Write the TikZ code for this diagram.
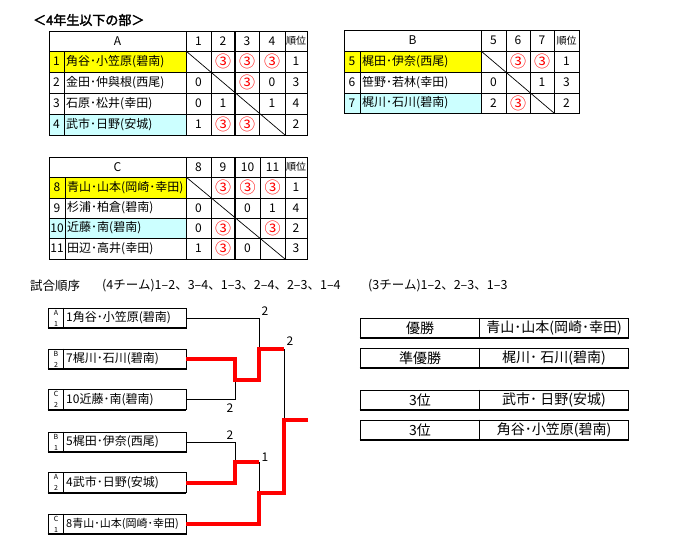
\documentclass[tikz,border=0pt]{standalone}
\usepackage{fontspec}
\setmainfont{Noto Sans CJK JP}
\newfontfamily\titlefont[FakeBold=2.5]{Noto Sans CJK JP}
\definecolor{tyel}{HTML}{FFFF00}
\definecolor{tcyan}{HTML}{CCFFFF}
\definecolor{tred}{HTML}{FF0000}
\newcommand\mk{{\fontsize{16}{16}\selectfont\textcolor{tred}{③}}}
\begin{document}
\begin{tikzpicture}[x=1pt,y=-1pt,
  grid/.style={line width=0.9pt,black},
  thickgrid/.style={line width=2pt,black},
  txt/.style={inner sep=0pt,font=\fontsize{12}{12}\selectfont},
  nm/.style={txt,anchor=west},
  ord/.style={inner sep=0pt,anchor=west,font=\fontsize{12.5}{12.5}\selectfont},
  rk/.style={inner sep=0pt,font=\fontsize{10}{10}\selectfont},
  tiny/.style={inner sep=0pt,font=\fontsize{7}{7}\selectfont},
  bbox/.style={draw,line width=0.9pt,minimum width=138pt,minimum height=20pt,inner sep=0pt},
  rbox/.style={draw,line width=0.9pt,minimum width=268pt,minimum height=20pt,inner sep=0pt},
  rtxt/.style={inner sep=0pt,font=\fontsize{14}{14}\selectfont},
  win/.style={line width=4pt,tred},
  lose/.style={line width=0.9pt,black},
  lbl/.style={inner sep=0pt,font=\fontsize{12}{12}\selectfont}]
\useasboundingbox[fill=white] (0,0) rectangle (682,547);

% title
\node[anchor=west,inner sep=0pt,font=\titlefont\fontsize{13}{13}\selectfont] (title) at (33,20) {＜4年生以下の部＞};

% ---------- Table A ----------
\fill[tyel] (49,51) rectangle (186,72);
\fill[tcyan] (49,114) rectangle (186,135);
\draw[grid] (49,31) rectangle (307,135);
\foreach \y in {51,72,93,114} \draw[grid] (49,\y) -- (307,\y);
\draw[grid] (64,51) -- (64,135);
\foreach \x in {186,211,259,285} \draw[grid] (\x,31) -- (\x,135);
\draw[thickgrid] (235,31) -- (235,135);
\draw[line width=0.7pt] (186,51) -- (285,135);
\node[txt] (Ah) at (117.5,41) {A};
\node[txt] (Ah1) at (198.5,41) {1};
\node[txt] (Ah2) at (223,41) {2};
\node[txt] (Ah3) at (247,41) {3};
\node[txt] (Ah4) at (272,41) {4};
\node[rk] (Ahr) at (296,41) {順位};
\node[txt] (A1n) at (56.5,61.5) {1};
\node[nm] (A1m) at (66,61.5) {角谷･小笠原(碧南)};
\node[txt] (A12) at (223,61.5) {\mk};
\node[txt] (A13) at (247,61.5) {\mk};
\node[txt] (A14) at (272,61.5) {\mk};
\node[txt] (A1r) at (296,61.5) {1};
\node[txt] (A2n) at (56.5,82.5) {2};
\node[nm] (A2m) at (66,82.5) {金田･仲與根(西尾)};
\node[txt] (A21) at (198.5,82.5) {0};
\node[txt] (A23) at (247,82.5) {\mk};
\node[txt] (A24) at (272,82.5) {0};
\node[txt] (A2r) at (296,82.5) {3};
\node[txt] (A3n) at (56.5,103.5) {3};
\node[nm] (A3m) at (66,103.5) {石原･松井(幸田)};
\node[txt] (A31) at (198.5,103.5) {0};
\node[txt] (A32) at (223,103.5) {1};
\node[txt] (A34) at (272,103.5) {1};
\node[txt] (A3r) at (296,103.5) {4};
\node[txt] (A4n) at (56.5,124.5) {4};
\node[nm] (A4m) at (66,124.5) {武市･日野(安城)};
\node[txt] (A41) at (198.5,124.5) {1};
\node[txt] (A42) at (223,124.5) {\mk};
\node[txt] (A43) at (247,124.5) {\mk};
\node[txt] (A4r) at (296,124.5) {2};

% ---------- Table B ----------
\fill[tyel] (344,51) rectangle (481,72);
\fill[tcyan] (344,93) rectangle (481,113);
\draw[grid] (344,30) rectangle (579,113);
\foreach \y in {51,72,93} \draw[grid] (344,\y) -- (579,\y);
\draw[grid] (360,51) -- (360,113);
\foreach \x in {481,506,530,554} \draw[grid] (\x,30) -- (\x,113);
\draw[line width=0.7pt] (481,51) -- (554,113);
\node[txt] (Bh) at (412.5,40.5) {B};
\node[txt] (Bh5) at (493.5,40.5) {5};
\node[txt] (Bh6) at (518,40.5) {6};
\node[txt] (Bh7) at (542,40.5) {7};
\node[rk] (Bhr) at (566.5,40.5) {順位};
\node[txt] (B5n) at (352,61.5) {5};
\node[nm] (B5m) at (362,61.5) {梶田･伊奈(西尾)};
\node[txt] (B56) at (518,61.5) {\mk};
\node[txt] (B57) at (542,61.5) {\mk};
\node[txt] (B5r) at (566.5,61.5) {1};
\node[txt] (B6n) at (352,82.5) {6};
\node[nm] (B6m) at (362,82.5) {笹野･若林(幸田)};
\node[txt] (B65) at (493.5,82.5) {0};
\node[txt] (B67) at (542,82.5) {1};
\node[txt] (B6r) at (566.5,82.5) {3};
\node[txt] (B7n) at (352,103) {7};
\node[nm] (B7m) at (362,103) {梶川･石川(碧南)};
\node[txt] (B75) at (493.5,103) {2};
\node[txt] (B76) at (518,103) {\mk};
\node[txt] (B7r) at (566.5,103) {2};

% ---------- Table C ----------
\fill[tyel] (49,177) rectangle (186,198);
\fill[tcyan] (49,218) rectangle (186,238);
\draw[grid] (49,157) rectangle (307,259);
\foreach \y in {177,198,218,238} \draw[grid] (49,\y) -- (307,\y);
\draw[grid] (65,177) -- (65,259);
\foreach \x in {186,211,260,285} \draw[grid] (\x,157) -- (\x,259);
\draw[thickgrid] (235,157) -- (235,259);
\draw[line width=0.7pt] (186,177) -- (285,259);
\node[txt] (Ch) at (117.5,167) {C};
\node[txt] (Ch8) at (198.5,167) {8};
\node[txt] (Ch9) at (223,167) {9};
\node[txt] (Ch10) at (247.5,167) {10};
\node[txt] (Ch11) at (272.5,167) {11};
\node[rk] (Chr) at (296,167) {順位};
\node[txt] (C8n) at (57,187.5) {8};
\node[nm] (C8m) at (67,187.5) {青山･山本(岡崎･幸田)};
\node[txt] (C89) at (223,187.5) {\mk};
\node[txt] (C810) at (247.5,187.5) {\mk};
\node[txt] (C811) at (272.5,187.5) {\mk};
\node[txt] (C8r) at (296,187.5) {1};
\node[txt] (C9n) at (57,208) {9};
\node[nm] (C9m) at (67,208) {杉浦･柏倉(碧南)};
\node[txt] (C98) at (198.5,208) {0};
\node[txt] (C910) at (247.5,208) {0};
\node[txt] (C911) at (272.5,208) {1};
\node[txt] (C9r) at (296,208) {4};
\node[txt] (C10n) at (57,228) {10};
\node[nm] (C10m) at (67,228) {近藤･南(碧南)};
\node[txt] (C108) at (198.5,228) {0};
\node[txt] (C109) at (223,228) {\mk};
\node[txt] (C1011) at (272.5,228) {\mk};
\node[txt] (C10r) at (296,228) {2};
\node[txt] (C11n) at (57,248.5) {11};
\node[nm] (C11m) at (67,248.5) {田辺･高井(幸田)};
\node[txt] (C118) at (198.5,248.5) {1};
\node[txt] (C119) at (223,248.5) {\mk};
\node[txt] (C1110) at (247.5,248.5) {0};
\node[txt] (C11r) at (296,248.5) {3};

% ---------- match order ----------
\node[ord] (mo1) at (30,286) {試合順序};
\node[ord] (mo2) at (102,286) {(4チーム)1–2、3–4、1–3、2–4、2–3、1–4};
\node[ord] (mo3) at (368,286) {(3チーム)1–2、2–3、1–3};

% ---------- bracket boxes ----------
\foreach \n/\y/\g/\s/\t in {
  t1/318/A/1/{1角谷･小笠原(碧南)},
  t2/359/B/2/{7梶川･石川(碧南)},
  t3/399.5/C/2/{10近藤･南(碧南)},
  t4/442/B/1/{5梶田･伊奈(西尾)},
  t5/482.5/A/2/{4武市･日野(安城)},
  t6/524/C/1/{\fontsize{11}{11}\selectfont 8青山･山本(岡崎･幸田)}} {
  \node[bbox] (\n) at (117,\y) {};
  \draw[line width=0.9pt] ([xshift=16pt]\n.north west) -- ([xshift=16pt]\n.south west);
  \draw[line width=2pt] (\n.south west) -- (\n.south east);
  \draw[line width=1.6pt] (\n.south east) -- (\n.north east);
  \node[tiny] (\n g) at (56,\y-5.5) {\g};
  \node[tiny] (\n s) at (56,\y+5.5) {\s};
  \node[nm] (\n m) at (66,\y) {\t};
}

% junction coordinates
\coordinate (k1) at (235,380);
\coordinate (j1) at (259,349);
\coordinate (f1) at (284,349);
\coordinate (fm) at (284,420);
\coordinate (champ) at (308,420);
\coordinate (k2) at (235,462);
\coordinate (j3) at (259,462);
\coordinate (j2) at (259,493);
\coordinate (f2) at (284,493);

% losing lines
\draw[lose] (t1.east) -| (j1);
\draw[lose] (t3.east) -| (k1);
\draw[lose] (f1) -- (fm);
\draw[lose] (t4.east) -| (k2);
\draw[lose] (j3) -- (j2);

% winning lines
\draw[win] (t2.east) -| (k1) -| (j1) -- (f1);
\draw[win] (t5.east) -| (k2) -- (j3);
\draw[win] (champ) -- (fm) -- (f2) -- (j2) |- (t6.east);

% scores
\node[lbl] (s1) at (265,311) {2};
\node[lbl] (s2) at (290,341) {2};
\node[lbl] (s3) at (230,408) {2};
\node[lbl] (s4) at (230,435) {2};
\node[lbl] (s5) at (265,457) {1};

% ---------- results ----------
\foreach \n/\y/\a/\b in {
  r1/328/{優勝}/{青山･山本(岡崎･幸田)},
  r2/358/{準優勝}/{梶川･ 石川(碧南)},
  r3/400/{3位}/{武市･ 日野(安城)},
  r4/430/{3位}/{角谷･小笠原(碧南)}} {
  \node[rbox] (\n) at (494,\y) {};
  \draw[line width=0.9pt] ([xshift=120pt]\n.north west) -- ([xshift=120pt]\n.south west);
  \draw[line width=2pt] (\n.south west) -- (\n.south east);
  \node[rtxt] (\n a) at (420,\y) {\a};
  \node[rtxt] (\n b) at (554,\y) {\b};
}
\end{tikzpicture}
\end{document}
_ _ _ _
__Exercise aim__
From the first line above down to the line with "(title) at (33,20)", reproduce every line and no others, omitting pictures.

__Task result__
Write the TikZ code for this diagram.
\documentclass[tikz,border=0pt]{standalone}
\usepackage{fontspec}
\setmainfont{Noto Sans CJK JP}
\newfontfamily\titlefont[FakeBold=2.5]{Noto Sans CJK JP}
\definecolor{tyel}{HTML}{FFFF00}
\definecolor{tcyan}{HTML}{CCFFFF}
\definecolor{tred}{HTML}{FF0000}
\newcommand\mk{{\fontsize{16}{16}\selectfont\textcolor{tred}{③}}}
\begin{document}
\begin{tikzpicture}[x=1pt,y=-1pt,
  grid/.style={line width=0.9pt,black},
  thickgrid/.style={line width=2pt,black},
  txt/.style={inner sep=0pt,font=\fontsize{12}{12}\selectfont},
  nm/.style={txt,anchor=west},
  ord/.style={inner sep=0pt,anchor=west,font=\fontsize{12.5}{12.5}\selectfont},
  rk/.style={inner sep=0pt,font=\fontsize{10}{10}\selectfont},
  tiny/.style={inner sep=0pt,font=\fontsize{7}{7}\selectfont},
  bbox/.style={draw,line width=0.9pt,minimum width=138pt,minimum height=20pt,inner sep=0pt},
  rbox/.style={draw,line width=0.9pt,minimum width=268pt,minimum height=20pt,inner sep=0pt},
  rtxt/.style={inner sep=0pt,font=\fontsize{14}{14}\selectfont},
  win/.style={line width=4pt,tred},
  lose/.style={line width=0.9pt,black},
  lbl/.style={inner sep=0pt,font=\fontsize{12}{12}\selectfont}]
\useasboundingbox[fill=white] (0,0) rectangle (682,547);

% title
\node[anchor=west,inner sep=0pt,font=\titlefont\fontsize{13}{13}\selectfont] (title) at (33,20) {＜4年生以下の部＞};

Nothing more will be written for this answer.